Posted on June 12, 2006 11:35 AM by Aleks Jakulin

Preparing data for use, converting it, cleaning it, leafing through thick manuals that explain the variables, asking collaborators for clarifications takes a lot of our time. The rule of thumb in data mining is that 80% of the time is spent on preparing the data. Also, it is often painful to read bad summaries of interesting data in papers when one would want to actually examine the data directly and do the analysis for oneself.

While there are many repositories of data on the web, they are not very sophisticated: usually there is a ZIP file with the data in some format that yet has to be figured out. Today I have stumbled upon Virtual Data System that provides an open source implementation of a data repository that enables one to view variables, the distribution of their values in the data, perform certain types of filtering, all through the internet browser interface. An example can be seen at Henry A. Murray Research Archive – click on Files tab and then on Variable Information button. Moreover, the system enables one to cite data similarly as one would cite a paper.

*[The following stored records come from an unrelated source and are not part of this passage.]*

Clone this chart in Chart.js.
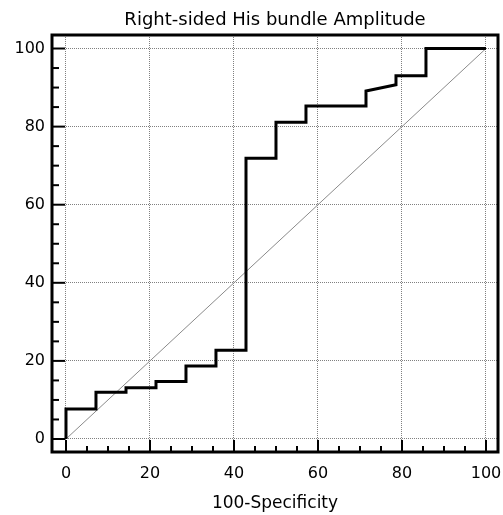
<!DOCTYPE html>
<html>
<head>
<meta charset="utf-8">
<script src="https://cdn.jsdelivr.net/npm/chart.js@4.4.0/dist/chart.umd.min.js"></script>
<style>
  html, body { margin: 0; padding: 0; background: #fff; }
  #wrap { width: 503px; height: 515px; }
</style>
</head>
<body>
<div id="wrap"><canvas id="roc"></canvas></div>
<script>
// ROC curve vertices: 100-Specificity (x) and Sensitivity (y)
const specX = [0, 0, 7.14, 7.14, 14.29, 14.29, 21.43, 21.43, 28.57, 28.57, 35.71, 35.71,
               42.86, 42.86, 50, 50, 57.14, 57.14, 71.43, 71.43, 78.57, 78.57, 85.71, 85.71, 100];
const sensY = [0, 7.7, 7.7, 12.0, 12.0, 13.1, 13.1, 14.7, 14.7, 18.7, 18.7, 22.7,
               22.7, 71.9, 71.9, 81.1, 81.1, 85.3, 85.3, 89.1, 90.7, 93.0, 93.0, 100, 100];
// reference diagonal
const diagX = [0, 100];
const diagY = [0, 100];
const tickValues = [0, 20, 40, 60, 80, 100];
const minorStep = 5;
const titleText = 'Right-sided His bundle Amplitude';
const xTitle = '100-Specificity';

const FONT = "'DejaVu Sans', sans-serif";

// Frame round the plot plus the inward tick marks (major every 20, minor every 5).
const frameTicks = {
    id: 'frameTicks',
    afterDatasetsDraw(chart) {
        const { ctx, chartArea: a, scales: { x, y } } = chart;
        ctx.save();
        ctx.strokeStyle = '#000';
        ctx.lineWidth = 2;
        for (let v = 0; v <= 100; v += minorStep) {
            const major = v % 20 === 0;
            const px = x.getPixelForValue(v);
            ctx.beginPath();
            ctx.moveTo(px, a.bottom);
            ctx.lineTo(px, a.bottom - (major ? 12 : 6));
            ctx.stroke();
            const py = y.getPixelForValue(v);
            ctx.beginPath();
            ctx.moveTo(a.left, py);
            ctx.lineTo(a.left + (major ? 13 : 7), py);
            ctx.stroke();
        }
        ctx.lineWidth = 3;
        ctx.strokeRect(a.left, a.top, a.right - a.left, a.bottom - a.top);
        ctx.restore();
    }
};

const fixTicks = scale => { scale.ticks = tickValues.map(v => ({ value: v })); };
// fixed box sizes, and no extra room for overhanging labels
const fixSize = (w, h) => s => {
    if (w !== null) s.width = w;
    if (h !== null) s.height = h;
    s.paddingLeft = s.paddingRight = s.paddingTop = s.paddingBottom = 0;
};

new Chart(document.getElementById('roc').getContext('2d'), {
    type: 'line',
    data: {
        datasets: [
            {
                data: specX.map((v, i) => ({ x: v, y: sensY[i] })),
                borderColor: '#000',
                borderWidth: 3,
                pointRadius: 0,
                tension: 0,
                fill: false
            },
            {
                data: diagX.map((v, i) => ({ x: v, y: diagY[i] })),
                borderColor: '#8a8a8a',
                borderWidth: 1,
                pointRadius: 0,
                fill: false
            }
        ]
    },
    options: {
        responsive: true,
        maintainAspectRatio: false,
        animation: false,
        layout: { padding: { left: 0, right: 5, top: 0, bottom: 0 } },
        plugins: {
            legend: { display: false },
            tooltip: { enabled: false },
            title: { display: false }
        },
        scales: {
            x: {
                type: 'linear',
                position: 'bottom',
                min: -3.33,
                max: 102.86,
                afterBuildTicks: fixTicks,
                afterFit: fixSize(null, 63),
                grid: { color: '#808080', lineWidth: 1, drawTicks: false },
                border: { display: false, dash: [1, 1] },
                ticks: { color: '#000', font: { family: FONT, size: 16 }, padding: 12, maxRotation: 0 },
                title: {
                    display: true,
                    text: xTitle,
                    color: '#000',
                    font: { family: FONT, size: 17 },
                    padding: { top: 0, bottom: 1 }
                }
            },
            x2: {
                type: 'linear',
                position: 'top',
                afterFit: fixSize(null, 35),
                grid: { display: false },
                border: { display: false },
                ticks: { display: false },
                title: {
                    display: true,
                    text: titleText,
                    color: '#000',
                    font: { family: FONT, size: 18 },
                    padding: { top: 10, bottom: 0 }
                }
            },
            y: {
                type: 'linear',
                min: -3.33,
                max: 103.46,
                afterBuildTicks: fixTicks,
                afterFit: fixSize(52, null),
                grid: { color: '#808080', lineWidth: 1, drawTicks: false },
                border: { display: false, dash: [1, 1] },
                ticks: { color: '#000', font: { family: FONT, size: 16 }, padding: 7 }
            }
        }
    },
    plugins: [frameTicks]
});
</script>
</body>
</html>
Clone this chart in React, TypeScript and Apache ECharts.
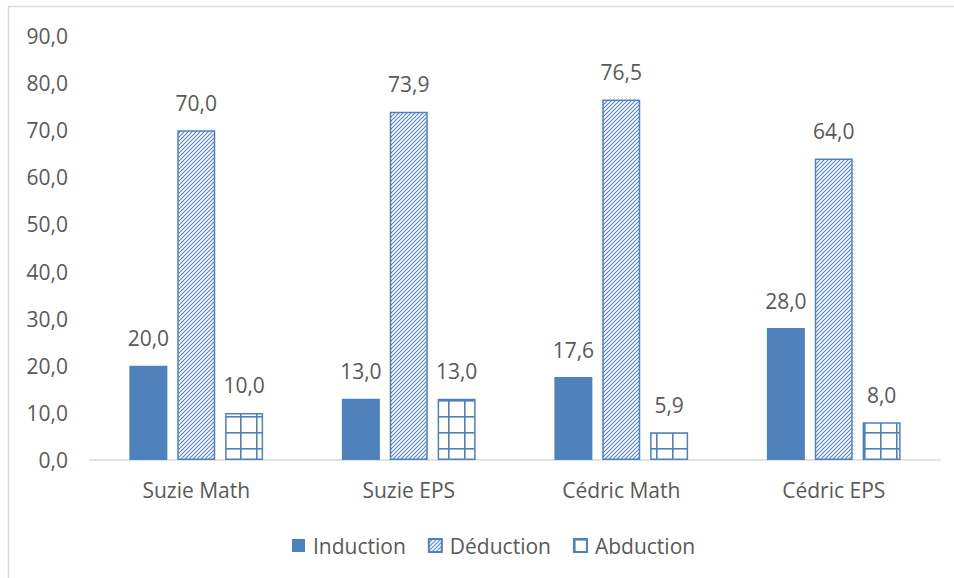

A similar idea developed for publications a few years earlier is GNU EPrints, which is a system of repositories of technical reports and papers that almost anyone can set up. Having used EPrints, I was frustrated by the inability to move data from one repository to another, to have some sort of a search system that would span several repositories, to have integration with search and retrieval tools such as Citeseer.

But regardless of the problems, such things are immensely useful parts of the now-developing scientific infrastructure on the internet. There would be wonders if even 5% of the money that goes into the antiquated library system was channelled into the development of such alternatives.